Me rindo tendida al sol sobre el prado de un centro comercial mientras los niños juegan y gritan; mientras la gente hace lo que hace la gente un sábado en el centro comercial. Por un instante parece que algo dentro de mí quiere ponerse a hablar. La miro fijo a los ojos y le digo: hoy no; por hoy, me rindo.
Así regreso a casa completamente vencida por esas partes de la vida a las que suelo resistirme. Hoy regreso doblegada por las horas que dejo resbalar y que se quedan por ahí enredadas entre cualquier arbusto de un parque repleto de gente y de ruido y de cosas plásticas.

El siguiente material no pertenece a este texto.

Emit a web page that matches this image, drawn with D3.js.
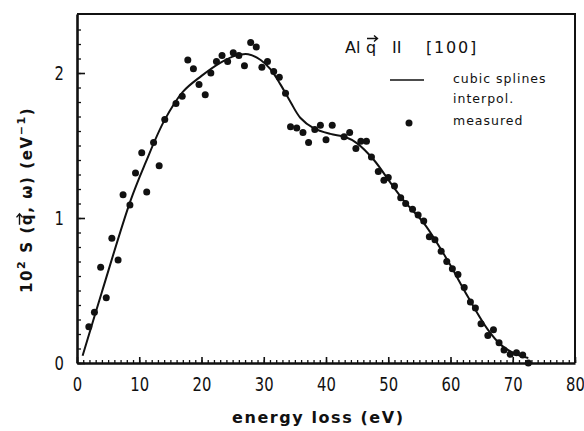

Miro fijo a los ojos a la parte de mí que no se da por vencida y la tomo entre mis brazos. Lo lamento, hoy ya no hay nada qué salvar. Hoy me rindo.
Me dirijo de un lugar a otro de la casa como por inercia. Hago lo que debe hacerse con el impulso restante de los días anteriores. No tengo idea como llegué hasta esta silla ni como se acumularon estas palabras una detrás de otra. Hay un efecto de energía acumulada de los llantos y los enojos de la semana; hay algo de calor que mi piel ha sabido guardar de las caricias y los cuerpos con los que me he juntado; hay un remanente de la luz que las nubes han dejado colar en estos días fríos y lluviosos.
Hago lo que tiene que hacerse y me miro hacerlo. Ni siquiera me pregunto la razón de ser de las cosas. Hoy, nada más, me rindo.